Pandas 3.0 Released with Performance Upgrades
The data analysis library Pandas has released version 3.0, introducing significant changes for quantitative developers. Key updates include a new default string data type and copy-on-write semantics. These changes are designed to reduce memory overhead and prevent accidental data mutation bugs, which are common issues in large-scale financial data processing and feature engineering pipelines.
- The new string data type is backed by Apache Arrow, which can make string operations 5-10 times faster and reduce memory usage by up to 70% compared to the previous NumPy object-based implementation. - Copy-on-Write (CoW) semantics are now the default, which prevents unintended modifications to DataFrames.
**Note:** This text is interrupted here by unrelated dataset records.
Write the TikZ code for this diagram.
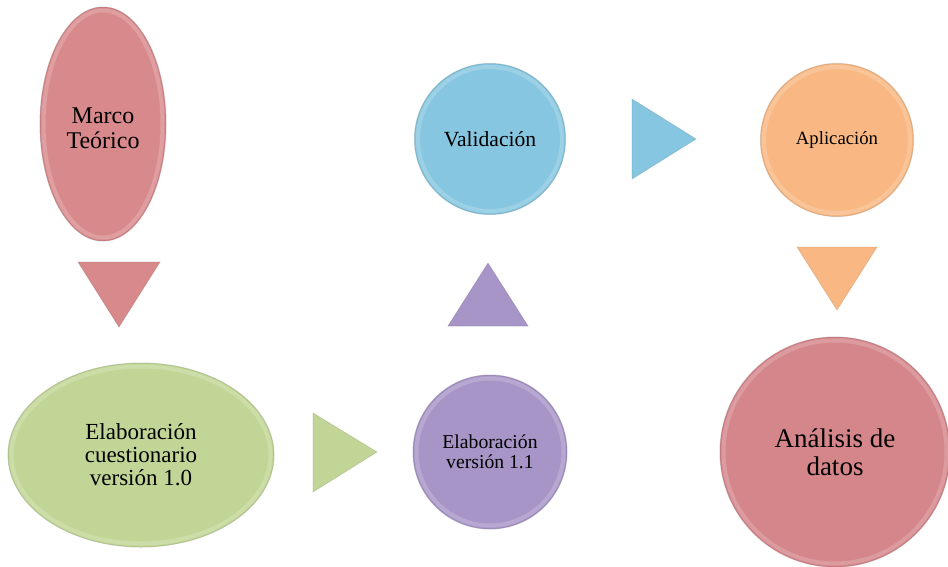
\documentclass[tikz,border=0pt]{standalone}
\usepackage{fontspec}
\setmainfont{Liberation Serif}
\usetikzlibrary{shapes.geometric}

\definecolor{rosa}{HTML}{D8898B}
\definecolor{verde}{HTML}{C1D696}
\definecolor{lila}{HTML}{A895C7}
\definecolor{celeste}{HTML}{86C6E0}
\definecolor{naranja}{HTML}{F9B883}
\definecolor{rojo}{HTML}{D5868A}

\begin{document}
\begin{tikzpicture}[x=1pt, y=-1pt,
  bubble/.style={fill=#1, draw=#1!70!black, draw opacity=0.4, line width=1pt,
    inner sep=0pt, align=center, text=black},
  rim/.style={draw=white, draw opacity=0.18, line width=4pt, inner sep=0pt},
  arrowtri/.style={fill=#1, draw=#1!75!black, draw opacity=0.35, line width=0.8pt, line join=miter},
]
\useasboundingbox (0,0) rectangle (948,566);
\begin{scope}
\clip (0,0) rectangle (948,566);

% process steps
\node[bubble=rosa, ellipse, minimum width=126pt, minimum height=234pt,
      font=\fontsize{24}{25}\selectfont] (marco) at (103,124) {\rule{0pt}{25pt}Marco\\Teórico};
\node[bubble=verde, ellipse, minimum width=266pt, minimum height=184pt,
      font=\fontsize{23}{23}\selectfont] (cuest) at (141,455) {Elaboración\\cuestionario\\versión 1.0};
\node[bubble=lila, circle, minimum size=154pt,
      font=\fontsize{19.7}{20}\selectfont] (v11) at (490,452) {Elaboración\\versión 1.1};
\node[bubble=celeste, circle, minimum size=151pt,
      font=\fontsize{21.6}{22}\selectfont] (valid) at (490,139) {Validación};
\node[bubble=naranja, circle, minimum size=153pt,
      font=\fontsize{18.7}{19}\selectfont] (aplic) at (837,140) {Aplicación};
\node[bubble=rojo, circle, minimum size=230pt,
      font=\fontsize{27}{28}\selectfont] (anal) at (835,452) {Análisis de\\datos};

% light bevel just inside each step outline
\node[rim, ellipse, minimum width=119pt, minimum height=227pt] (marcorim) at (marco) {};
\node[rim, ellipse, minimum width=259pt, minimum height=177pt] (cuestrim) at (cuest) {};
\node[rim, circle, minimum size=147pt] (v11rim) at (v11) {};
\node[rim, circle, minimum size=144pt] (validrim) at (valid) {};
\node[rim, circle, minimum size=146pt] (aplicrim) at (aplic) {};
\node[rim, circle, minimum size=223pt] (analrim) at (anal) {};

% flow markers between the steps
\coordinate (a1) at (119,295);
\coordinate (a2) at (345,452);
\coordinate (a3) at (488,295);
\coordinate (a4) at (664,139);
\coordinate (a5) at (837,279);

\fill[arrowtri=rosa]    (a1) ++(-41,-33) -- ++(82,0) -- ++(-41,65) -- cycle;
\fill[arrowtri=verde]   (a2) ++(-32,-39) -- ++(64,39) -- ++(-64,40) -- cycle;
\fill[arrowtri=lila]    (a3) ++(0,-32) -- ++(40,63) -- ++(-80,0) -- cycle;
\fill[arrowtri=celeste] (a4) ++(-32,-40) -- ++(64,40) -- ++(-64,40) -- cycle;
\fill[arrowtri=naranja] (a5) ++(-40,-32) -- ++(80,0) -- ++(-40,63) -- cycle;
\end{scope}
\end{tikzpicture}
\end{document}
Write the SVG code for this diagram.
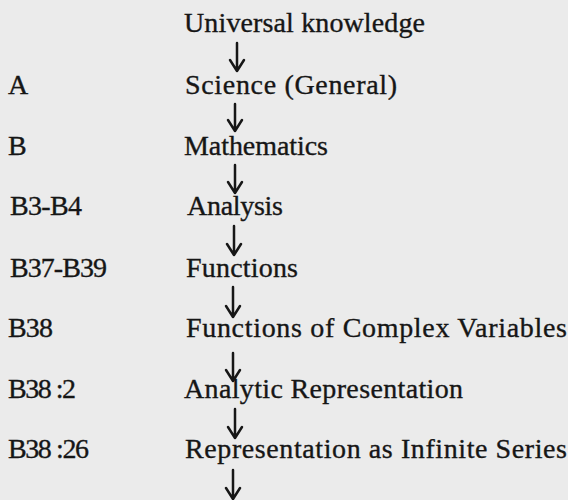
<svg xmlns="http://www.w3.org/2000/svg" width="568" height="500" viewBox="0 0 568 500">
<style>
text{font-family:'Liberation Serif','DejaVu Serif','Times New Roman',serif;font-size:28px;fill:#161616;stroke:#161616;stroke-width:0.35}
.arr{fill:none;stroke:#161616;stroke-width:2.5;stroke-linecap:round;stroke-linejoin:round}
</style>
<rect width="568" height="500" fill="#ebebeb"/>
<g id="n0"><text x="184" y="32" textLength="241" lengthAdjust="spacing">Universal knowledge</text></g>
<g id="n1"><text x="8" y="94">A</text><text x="185" y="94" textLength="212" lengthAdjust="spacing">Science (General)</text></g>
<g id="n2"><text x="8" y="155">B</text><text x="184" y="155" textLength="144" lengthAdjust="spacing">Mathematics</text></g>
<g id="n3"><text x="10" y="215" textLength="72" lengthAdjust="spacing">B3-B4</text><text x="187" y="215" textLength="96" lengthAdjust="spacing">Analysis</text></g>
<g id="n4"><text x="10" y="277" textLength="97" lengthAdjust="spacing">B37-B39</text><text x="186" y="277" textLength="112" lengthAdjust="spacing">Functions</text></g>
<g id="n5"><text x="8" y="337" textLength="45" lengthAdjust="spacing">B38</text><text x="186" y="337" textLength="381" lengthAdjust="spacing">Functions of Complex Variables</text></g>
<g id="n6"><text x="8" y="398" textLength="68" lengthAdjust="spacing">B38 :2</text><text x="184" y="398" textLength="279" lengthAdjust="spacing">Analytic Representation</text></g>
<g id="n7"><text x="8" y="458" textLength="81" lengthAdjust="spacing">B38 :26</text><text x="185" y="458" textLength="382" lengthAdjust="spacing">Representation as Infinite Series</text></g>
<g id="connectors" class="arr">
<path d="M237 43 V71 M230 60 L237 71 L244 60"/>
<path d="M235 104 V131 M228 120 L235 131 L242 120"/>
<path d="M235 165 V193 M228 182 L235 193 L242 182"/>
<path d="M234 226 V255 M227 244 L234 255 L241 244"/>
<path d="M233 287 V317 M226 306 L233 317 L240 306"/>
<path d="M233 353 V381 M226 370 L233 381 L240 370"/>
<path d="M235 409 V438 M228 427 L235 438 L242 427"/>
<path d="M233 470 V499 M226 488 L233 499 L240 488"/>
</g>
</svg>
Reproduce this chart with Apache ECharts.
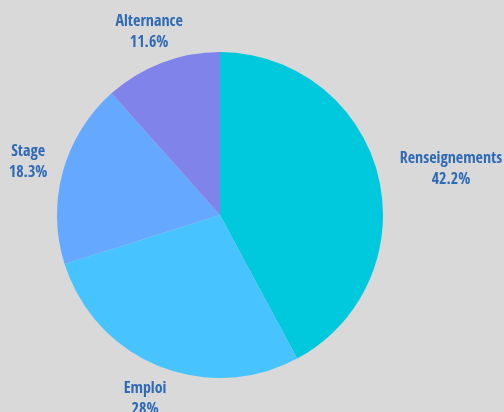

This change eliminates the common `SettingWithCopyWarning` and can improve performance by avoiding defensive copies. - The default resolution for datetime objects has changed from nanoseconds to microseconds, which expands the range of representable dates beyond the previous 1678 to 2262 limitations. - Pandas 3.0 now requires Python 3.11 and NumPy 1.26.0 or higher to function. - A new experimental `pd.col` syntax has been introduced for more intuitive and readable DataFrame column operations, offering an alternative to using lambda functions within methods like `assign`. - The release adds support for the Arrow PyCapsule interface, allowing for zero-copy data exchange between pandas and other Arrow-compatible libraries like Polars and cuDF. - To upgrade smoothly, it is recommended to first update to pandas 2.3 and resolve any warnings before moving to version 3.0, as many previously deprecated features have been removed. - The update changes how pandas interacts with timezones, now using the standard library's `zoneinfo` by default instead of the previously optional `pytz` package.